CHEBOKSARY, May 7 (RAPSI) -Alexander Abnosov (Joshua Alexander Salotti), a Russian orphan adopted by American parents who made international headlines recently when he chose to return to his native country as a teenager amid allegations of parental mistreatment has been convicted of shoplifting and sentenced to 200 hours of punitive labor, a Cheboksary court told RIA Novosti Tuesday.
"The sentence came into force on April 23," the spokesperson said.
On March 10, Abnosov and his friend, Dmitry Prokopyev, attempted to steal three jars of coffee from a supermarket and were detained by the store security.
Prokopyev was given a six-month suspended sentence and one year of probation.
According to media reports, Abnosov fled the US family who adopted him five years ago when he was 13 years old and flew back to Russia.

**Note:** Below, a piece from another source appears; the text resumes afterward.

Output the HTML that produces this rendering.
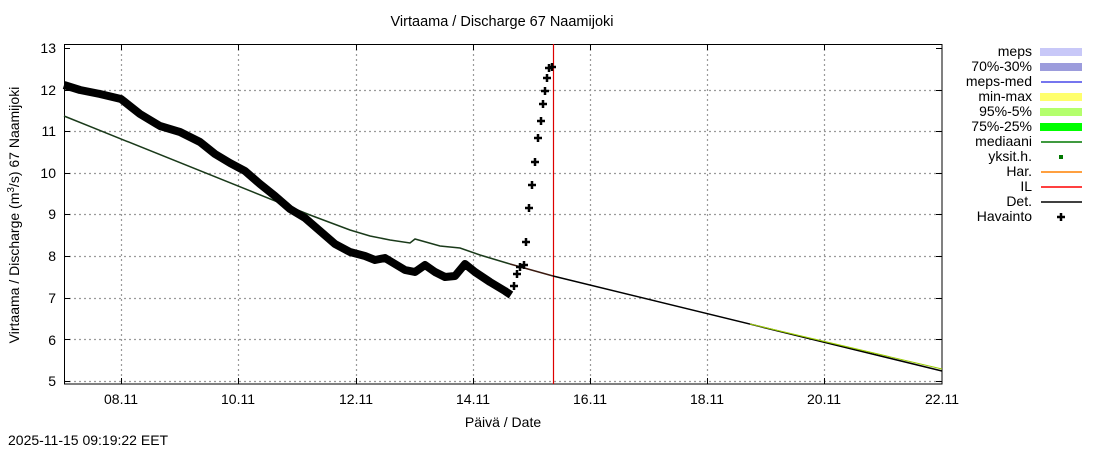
<!DOCTYPE html>
<html><head><meta charset="utf-8"><style>
body{margin:0;background:#fff;}
svg text{font-family:"Liberation Sans",sans-serif;fill:#000;}
</style></head><body>
<svg width="1100" height="450" viewBox="0 0 1100 450" xmlns="http://www.w3.org/2000/svg">
<rect width="1100" height="450" fill="#fff"/>
<text x="502" y="26" font-size="14.5" text-anchor="middle">Virtaama / Discharge  67 Naamijoki</text>
<g stroke="#9a9a9a" stroke-dasharray="2,3" stroke-width="1.2">
<line x1="64" x2="942" y1="90.5" y2="90.5"/><line x1="64" x2="942" y1="131.5" y2="131.5"/>
<line x1="64" x2="942" y1="173.5" y2="173.5"/><line x1="64" x2="942" y1="214.5" y2="214.5"/>
<line x1="64" x2="942" y1="256.5" y2="256.5"/><line x1="64" x2="942" y1="298.5" y2="298.5"/>
<line x1="64" x2="942" y1="339.5" y2="339.5"/><line x1="64" x2="942" y1="381.5" y2="381.5"/>
<line x1="121.5" x2="121.5" y1="44" y2="384"/><line x1="238.5" x2="238.5" y1="44" y2="384"/>
<line x1="356.5" x2="356.5" y1="44" y2="384"/><line x1="473.5" x2="473.5" y1="44" y2="384"/>
<line x1="590.5" x2="590.5" y1="44" y2="384"/><line x1="707.5" x2="707.5" y1="44" y2="384"/>
<line x1="824.5" x2="824.5" y1="44" y2="384"/>
</g>
<g stroke="#000" stroke-width="1">
<path d="M64,48.5h6M64,90.5h6M64,131.5h6M64,173.5h6M64,214.5h6M64,256.5h6M64,298.5h6M64,339.5h6M64,381.5h6"/>
<path d="M942,48.5h-6M942,90.5h-6M942,131.5h-6M942,173.5h-6M942,214.5h-6M942,256.5h-6M942,298.5h-6M942,339.5h-6M942,381.5h-6"/>
<path d="M121.5,384v-6M238.5,384v-6M356.5,384v-6M473.5,384v-6M590.5,384v-6M707.5,384v-6M824.5,384v-6"/>
<path d="M121.5,44v6M238.5,44v6M356.5,44v6M473.5,44v6M590.5,44v6M707.5,44v6M824.5,44v6"/>
</g>
<rect x="64.5" y="44.5" width="877.5" height="339.5" fill="none" stroke="#000"/>
<g font-size="14" text-anchor="end">
<text x="56" y="53">13</text><text x="56" y="95">12</text><text x="56" y="136">11</text>
<text x="56" y="178">10</text><text x="56" y="219">9</text><text x="56" y="261">8</text>
<text x="56" y="303">7</text><text x="56" y="345">6</text><text x="56" y="386">5</text>
</g>
<g font-size="14" text-anchor="middle">
<text x="121" y="404">08.11</text><text x="238" y="404">10.11</text><text x="356" y="404">12.11</text>
<text x="473" y="404">14.11</text><text x="590" y="404">16.11</text><text x="707" y="404">18.11</text>
<text x="824" y="404">20.11</text><text x="942" y="404">22.11</text>
<text x="503" y="427">Päivä / Date</text>
</g>
<text transform="translate(19,215) rotate(-90)" font-size="14" text-anchor="middle">Virtaama / Discharge (m<tspan font-size="10" dy="-5">3</tspan><tspan dy="5">/s)  67 Naamijoki</tspan></text>
<text x="8" y="445" font-size="14">2025-11-15 09:19:22 EET</text>
<line x1="553.5" x2="553.5" y1="44" y2="384" stroke="#d00" stroke-width="1.2"/>
<polyline fill="none" stroke="#1a3a1a" stroke-width="1.5" points="64,116 310,215 350,230 370,236 390,240 410,243 415,239 440,246 460,248 480,255 510,264"/>
<polyline fill="none" stroke="#3a1a10" stroke-width="1.5" points="510,264 553,276"/>
<polyline fill="none" stroke="#000" stroke-width="1.5" points="553,276 942,371"/>
<polyline fill="none" stroke="#9c0" stroke-width="1" points="750,324 942,369"/>
<polyline fill="none" stroke="#000" stroke-width="8" stroke-linejoin="round" points="64,85 80,90 100,94 121,99 140,114 160,126 180,132 200,142 215,154 230,163 245,171 260,184 275,196 290,209 305,218 320,231 335,244 350,252 365,256 375,260 385,258 395,264 405,270 415,272 425,265 435,272 445,277 455,276 465,264 475,272 490,282 505,291 511,295"/>
<g stroke="#000" stroke-width="2.5">
<path d="M514,282v8M510,286h8 M517,270v8M513,274h8 M520,263v8M516,267h8 M524,261v8M520,265h8 M526,238v8M522,242h8 M529,204v8M525,208h8 M532,181v8M528,185h8 M535,158v8M531,162h8 M538,134v8M534,138h8 M541,117v8M537,121h8 M543,100v8M539,104h8 M545,87v8M541,91h8 M547,74v8M543,78h8 M549,64v8M545,68h8 M552,63v8M548,67h8"/>
</g>
<g font-size="14" text-anchor="end">
<text x="1032" y="56">meps</text><text x="1032" y="71">70%-30%</text><text x="1032" y="86">meps-med</text>
<text x="1032" y="101">min-max</text><text x="1032" y="116">95%-5%</text><text x="1032" y="131">75%-25%</text>
<text x="1032" y="146">mediaani</text><text x="1032" y="161">yksit.h.</text><text x="1032" y="176">Har.</text>
<text x="1032" y="191">IL</text><text x="1032" y="206">Det.</text><text x="1032" y="221">Havainto</text>
</g>
<rect x="1040" y="48" width="42" height="8" fill="#c8c8f8"/>
<rect x="1040" y="63" width="42" height="8" fill="#9c9cdc"/>
<line x1="1041" x2="1082" y1="82" y2="82" stroke="#4848e8" stroke-width="1.5"/>
<rect x="1040" y="93" width="42" height="8" fill="#ffff6c"/>
<rect x="1040" y="108" width="42" height="8" fill="#b4ff6c"/>
<rect x="1040" y="123" width="42" height="8" fill="#00ff00"/>
<line x1="1041" x2="1082" y1="142" y2="142" stroke="#007800" stroke-width="1.5"/>
<rect x="1059" y="155" width="4" height="4" fill="#007800"/>
<line x1="1041" x2="1082" y1="172" y2="172" stroke="#ff8000" stroke-width="1.5"/>
<line x1="1041" x2="1082" y1="187" y2="187" stroke="#f00" stroke-width="1.5"/>
<line x1="1041" x2="1082" y1="202" y2="202" stroke="#000" stroke-width="1.5"/>
<path d="M1061,213v8M1057,217h8" stroke="#000" stroke-width="2.5"/>
</svg>
</body></html>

He told Russian media that his US parents forced him to get a job when he was 15 and kept most of his pay, adding that his US mother nagged him repeatedly, struck him once, and that his adoptive parents kicked him out of the house last year, forcing him to live on the streets with a friend.
Prior to his adoption, the boy lived in a local orphanage in Cheboksary in the Volga region of Chuvashia. He claims that he was taken to the United States against his will and that he did not want to leave his grandmother.
The young man moved in with her after his return.
The adoptive parents, Stephen and Jacqueline Salotti, said they were shocked and offended by the abuse accusations, AP reported. According to the adoptive father, the boys behavior changed dramatically after a trip to Russia.
Furthermore, he ran away after his parents forbade him to take alcohol and drugs.
In January, Moscow banned Americans from adopting Russian children as part of legislation passed shortly after Washington adopted the so-called Magnitsky Act, which introduced sanctions against officials suspected of human rights abuses.
A spokesman for Russian President Vladimir Putin said the Magnitsky Act had triggered the adoption ban, but Russian officials also cite the deaths of at least 20 Russian adoptees in the United States during the past two decades as a driving factor in Moscow's push for the ban.